The company also benefited from the proximity of its assets to the U.S. Strategic Petroleum Reserve. The Biden Administration has tapped that resource this year to lower gas prices following Russia's invasion of Ukraine. That's driven increased activity for Energy Transfer's assets, with its Nederland and Houston terminals setting records in the period.

A look at what's ahead for Energy Transfer

Energy Transfer's strong showing in the third quarter has it on track to produce $12.8 billion to $13 billion of adjusted EBITDA this year. That's up from its prior forecast of $12.6 billion-$12.8 billion. 

The company affirmed its plan to invest $1.8 billion to $2 billion in organic expansions this year. More than 90% of those projects are either already online or will start contributing cash flow by the end of 2023. That should give it the fuel to continue growing its earnings and cash flow over the next year. 

Meanwhile, Energy Transfer continues to pursue projects to fuel future growth. One of the more notable projects is the potential conversion of its Lake Charles facility into a liquefied natural gas (LNG) export complex. It has signed long-term contracts with six buyers for 7.9 million tons of LNG annually and is working to secure additional contracts for the remaining capacity of the 16.5 million-ton facility.

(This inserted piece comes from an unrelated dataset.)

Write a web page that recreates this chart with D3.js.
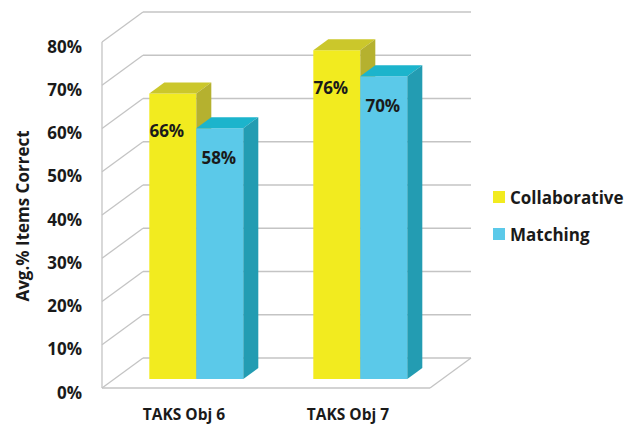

Energy Transfer is also seeking funding partners to help finance its construction. The company is now hoping to make a final investment decision early next year. Lake Charles would boost Energy Transfer's natural gas pipeline businesses, while supplying it with incremental income from its share of the investment to build the facility.

Growing stronger by the quarter

Energy Transfer's business continues to strengthen. The midstream giant is generating lots of cash, giving it the money to pay a large (and growing) distribution, fund expansion projects, and reduce debt. Those last two features should enable the company to continue growing its cash flow and distribution in the future. Because of that, it's a very attractive buy for those seeking a big-time passive income stream that should grow even larger in the coming years.